Following the legislative and local elections on 5 June, the ruling CNDD-FDD party won 100% of the seats in the National Assembly. Behind this result lie deep-seated economic and political crises. Thousands of desperate young people are leaving their homes to try their luck in neighbouring countries.
MOROSE AND NEGLECTED IN THE PAST, THIS CITY’S CURRENT SPLENDOUR cannot go unnoticed: the former colonial capital Gitega, located in the centre of the country, became the political capital of Burundi in 2019. It is also, and above all, the city where the current President of the Republic, Evariste Ndayishimiye, was born. Gitega now seems to be benefiting from a combination of historical, political and geographical factors — with new hotels springing up everywhere, new businesses opening up (particularly building material stores), and the daily sound of sirens blaring in the streets to clear the way for a minister on his way to a conference, a high-ranking army officer visiting his farm, or a senior official of the ruling party (the CNDD-FDD) returning from a political meeting.

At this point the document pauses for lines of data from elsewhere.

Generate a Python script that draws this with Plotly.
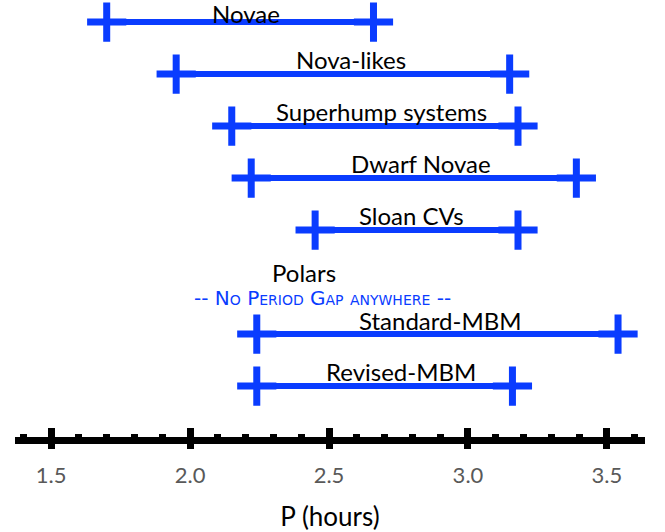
import plotly.graph_objects as go

categories = ["Novae", "Nova-likes", "Superhump systems", "Dwarf Novae",
              "Sloan CVs", "Polars", "Standard-MBM", "Revised-MBM"]
gap_lower = [1.70, 1.95, 2.15, 2.22, 2.45, None, 2.24, 2.24]
gap_upper = [2.66, 3.15, 3.18, 3.39, 3.18, None, 3.54, 3.16]
label_x = [2.20, 2.58, 2.69, 2.83, 2.795, 2.41, 2.90, 2.76]
note_text = "-- No Period Gap anywhere --"
tick_vals = [1.5, 2.0, 2.5, 3.0, 3.5]
tick_text = ["1.5", "2.0", "2.5", "3.0", "3.5"]

BLUE = "#0a3cff"
fig = go.Figure()

for i, (name, lo, hi) in enumerate(zip(categories, gap_lower, gap_upper)):
    if lo is None:
        continue
    fig.add_trace(go.Scatter(
        x=[lo, hi], y=[i, i], mode="lines+markers",
        line=dict(color=BLUE, width=6),
        marker=dict(symbol="cross-thin", size=28, color=BLUE,
                    line=dict(color=BLUE, width=7)),
        showlegend=False, hoverinfo="skip"))

label_shift = {"Novae": 9, "Polars": 10, "Standard-MBM": 14}
for i, name in enumerate(categories):
    fig.add_annotation(x=label_x[i], y=i, text=name, showarrow=False,
                       yshift=label_shift.get(name, 15),
                       font=dict(family="Lato", size=24, color="black"))

polar_idx = categories.index("Polars")
fig.add_annotation(x=2.475, y=polar_idx, text=note_text, showarrow=False,
                   yshift=-16,
                   font=dict(family="DejaVu Sans", size=20, color=BLUE,
                             variant="small-caps"))

xrange = [1.37, 3.637]
fig.update_layout(
    width=665, height=532,
    margin=dict(l=15, r=20, t=0, b=95),
    plot_bgcolor="white", paper_bgcolor="white",
    xaxis=dict(range=xrange, showgrid=False, zeroline=False,
               showline=True, linecolor="black", linewidth=7,
               tickvals=tick_vals, ticktext=tick_text,
               ticks="outside", ticklen=5, tickwidth=7, tickcolor="black",
               ticklabelstandoff=8,
               tickfont=dict(family="Lato", size=22, color="#595959"),
               title=dict(text="P (hours)", standoff=24,
                          font=dict(family="Lato", size=26, color="black"))),
    xaxis2=dict(range=xrange, overlaying="x", anchor="y", side="bottom",
                showgrid=False, zeroline=False, showline=False,
                tickvals=tick_vals, showticklabels=False,
                ticks="inside", ticklen=9, tickwidth=7, tickcolor="black",
                minor=dict(dtick=0.1, tick0=1.5, ticks="inside", ticklen=3,
                           tickwidth=7, tickcolor="black")),
    yaxis=dict(range=[7.98, -0.424], visible=False),
)
fig.add_trace(go.Scatter(x=[None], y=[None], xaxis="x2", showlegend=False))

fig.write_html("out.html")
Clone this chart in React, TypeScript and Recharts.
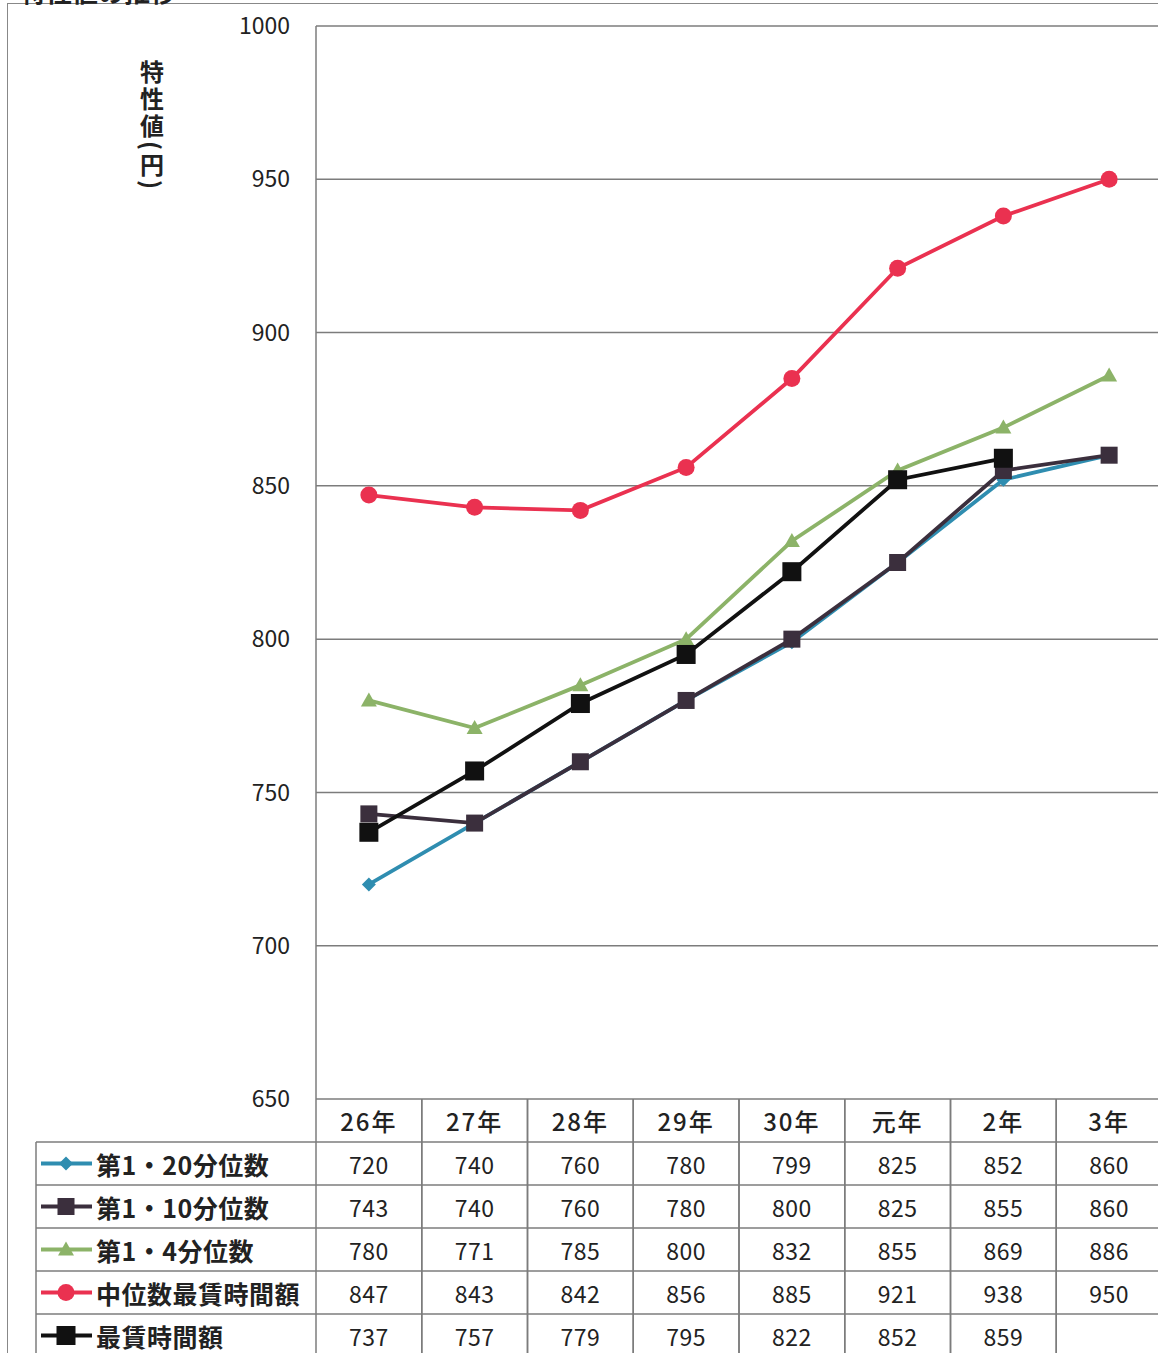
import React from 'react'
import { LineChart, Line, XAxis, YAxis, CartesianGrid } from 'recharts'

const years = ['26年', '27年', '28年', '29年', '30年', '元年', '2年', '3年']
const q20 = [720, 740, 760, 780, 799, 825, 852, 860]
const q10 = [743, 740, 760, 780, 800, 825, 855, 860]
const q4 = [780, 771, 785, 800, 832, 855, 869, 886]
const median = [847, 843, 842, 856, 885, 921, 938, 950]
const minWage = [737, 757, 779, 795, 822, 852, 859, null]
const yTicks = [650, 700, 750, 800, 850, 900, 950, 1000]

const FONT = '"Noto Sans CJK JP", "Noto Sans", sans-serif'
const CHART_W = 1170
const PLOT_LEFT = 316
const PLOT_RIGHT_MARGIN = 8
const COL_W = (CHART_W - PLOT_LEFT - PLOT_RIGHT_MARGIN) / years.length
const ROW_H = 43
const LEGEND_LEFT = 36
const GRID = '#7c7c7c'

type Shape = 'diamond' | 'square' | 'triangle' | 'circle' | 'bigsquare'

interface SeriesDef {
  key: string
  name: string
  values: (number | null)[]
  color: string
  shape: Shape
}

const series: SeriesDef[] = [
  { key: 'q20', name: '第1・20分位数', values: q20, color: '#2f8db0', shape: 'diamond' },
  { key: 'q10', name: '第1・10分位数', values: q10, color: '#3b2f3d', shape: 'square' },
  { key: 'q4', name: '第1・4分位数', values: q4, color: '#8cb368', shape: 'triangle' },
  { key: 'median', name: '中位数最賃時間額', values: median, color: '#ea3150', shape: 'circle' },
  { key: 'min', name: '最賃時間額', values: minWage, color: '#111111', shape: 'bigsquare' },
]

const data = years.map((y, i) => {
  const row: Record<string, string | number | null> = { year: y }
  series.forEach((s) => {
    row[s.key] = s.values[i]
  })
  return row
})

const Marker = ({ cx, cy, shape, color }: { cx: number; cy: number; shape: Shape; color: string }) => {
  if (shape === 'diamond') {
    const r = 7
    return <path d={`M${cx},${cy - r}L${cx + r},${cy}L${cx},${cy + r}L${cx - r},${cy}Z`} fill={color} />
  }
  if (shape === 'square') return <rect x={cx - 8.5} y={cy - 8.5} width={17} height={17} fill={color} />
  if (shape === 'bigsquare') return <rect x={cx - 9.5} y={cy - 9.5} width={19} height={19} fill={color} />
  if (shape === 'triangle') {
    return <path d={`M${cx},${cy - 8}L${cx + 8},${cy + 6}L${cx - 8},${cy + 6}Z`} fill={color} />
  }
  return <circle cx={cx} cy={cy} r={8.5} fill={color} />
}

const makeDot = (s: SeriesDef) => (p: any) => {
  if (p.cy == null || p.value == null) return <g key={p.index} />
  return (
    <g key={p.index}>
      <Marker cx={p.cx} cy={p.cy} shape={s.shape} color={s.color} />
    </g>
  )
}

const TableTick = (props: any) => {
  const { x, y, payload } = props
  const i = payload.index ?? props.index
  const left = x - COL_W / 2
  const right = x + COL_W / 2
  const bottom = y + ROW_H * (series.length + 1) + 10
  return (
    <g fontFamily={FONT}>
      <line x1={left} y1={y} x2={left} y2={bottom} stroke={GRID} strokeWidth={1.5} />
      <line x1={right} y1={y} x2={right} y2={bottom} stroke={GRID} strokeWidth={1.5} />
      {series.map((_, r) => (
        <line key={r} x1={left} y1={y + ROW_H * (r + 1)} x2={right} y2={y + ROW_H * (r + 1)} stroke={GRID} strokeWidth={1.5} />
      ))}
      <text x={x} y={y + ROW_H / 2} textAnchor="middle" dominantBaseline="central" fontSize={24} letterSpacing={2} fontWeight={500} fill="#222">
        {payload.value}
      </text>
      {series.map((s, r) => (
        <text key={s.key} x={x} y={y + ROW_H * (r + 1.5)} textAnchor="middle" dominantBaseline="central" fontSize={23} letterSpacing={0.5} fill="#222">
          {s.values[i] ?? ''}
        </text>
      ))}
      {i === 0 && (
        <g>
          <line x1={LEGEND_LEFT} y1={y + ROW_H} x2={LEGEND_LEFT} y2={bottom} stroke={GRID} strokeWidth={1.5} />
          {series.map((s, r) => {
            const cy = y + ROW_H * (r + 1.5)
            return (
              <g key={s.key}>
                <line x1={LEGEND_LEFT} y1={y + ROW_H * (r + 1)} x2={left} y2={y + ROW_H * (r + 1)} stroke={GRID} strokeWidth={1.5} />
                <line x1={LEGEND_LEFT + 5} y1={cy} x2={LEGEND_LEFT + 56} y2={cy} stroke={s.color} strokeWidth={3.8} />
                <Marker cx={LEGEND_LEFT + 30} cy={cy} shape={s.shape} color={s.color} />
                <text x={LEGEND_LEFT + 60} y={cy} dominantBaseline="central" fontSize={25} fontWeight={700} letterSpacing={0.5} fill="#222">
                  {s.name}
                </text>
              </g>
            )
          })}
        </g>
      )}
    </g>
  )
}

const YLabel = () => (
  <text
    x={152}
    y={60}
    fontFamily={FONT}
    fontSize={24}
    fontWeight={700}
    letterSpacing={3}
    fill="#222"
    style={{ writingMode: 'vertical-rl' }}
    textAnchor="start"
  >
    特性値(円)
  </text>
)

const App: React.FC = () => {
  return (
    <div style={{ position: 'absolute', left: 0, top: 0, width: 1158, height: 1353, overflow: 'hidden', background: '#fff' }}>
      <div style={{ position: 'absolute', left: 7, top: 3, width: 1200, height: 1400, border: '1.5px solid #888' }} />
      <div style={{ position: 'absolute', left: 20, top: -24, fontFamily: FONT, fontSize: 26, fontWeight: 700, color: '#222', lineHeight: '30px' }}>
        特性値の推移
      </div>
      <div style={{ position: 'absolute', left: 0, top: 0 }}>
        <LineChart width={CHART_W} height={1360} data={data} margin={{ top: 26, right: PLOT_RIGHT_MARGIN, bottom: 0, left: 0 }}>
          <CartesianGrid vertical={false} stroke={GRID} strokeWidth={1.5} />
          <XAxis
            dataKey="year"
            height={261}
            interval={0}
            padding={{ left: COL_W / 2, right: COL_W / 2 }}
            axisLine={false}
            tickLine={false}
            tickSize={0}
            tickMargin={0}
            tick={<TableTick />}
          />
          <YAxis
            width={PLOT_LEFT}
            domain={[650, 1000]}
            ticks={yTicks}
            interval={0}
            axisLine={{ stroke: GRID, strokeWidth: 1.5 }}
            tickLine={false}
            tickSize={0}
            tickMargin={26}
            tick={{ fontFamily: FONT, fontSize: 23, fill: '#222' }}
            label={{ content: () => <YLabel /> }}
          />
          {series.map((s) => (
            <Line
              key={s.key}
              dataKey={s.key}
              name={s.name}
              stroke={s.color}
              strokeWidth={3.8}
              dot={makeDot(s)}
              activeDot={false}
              isAnimationActive={false}
              type="linear"
            />
          ))}
        </LineChart>
      </div>
    </div>
  )
}

export default App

Doubts about this allure arise when one looks away from the large construction sites and turns to the ordinary citizens in the streets or on the hills. We are in front of Matergo, one of the city’s most popular new hotels, frequented by authorities, diplomats, businessmen and others. Two vehicles are parked side by side, fuel tanks open. A man standing between the two cars emptied one to fill the other. “It’s a good deal”, whispered a passer-by. “The buyer may have offered him five times the normal price, or even more. That’s the new business here, if you have a car. You queue for days at a petrol station, and if you’re lucky enough to get fuel, you sell it to someone who is not willing to wait. That’s Burundi today. My country is in a really bad shape!”, continued the man, looking around him nervously to make sure his words have not fallen on prying ears. His safety depends on it. In Burundi, even the streets now seem to have ears. To say that the country is in bad shape, that the lives of its citizens are at a standstill because of a widespread fuel shortage that has now lasted more than three years, is to challenge the official narrative — that of a country flowing with milk and honey. As a matter of fact, there can only be joy in ‘the Garden of Eden’, as President Evariste Ndayishimiye has boldly christened Burundi.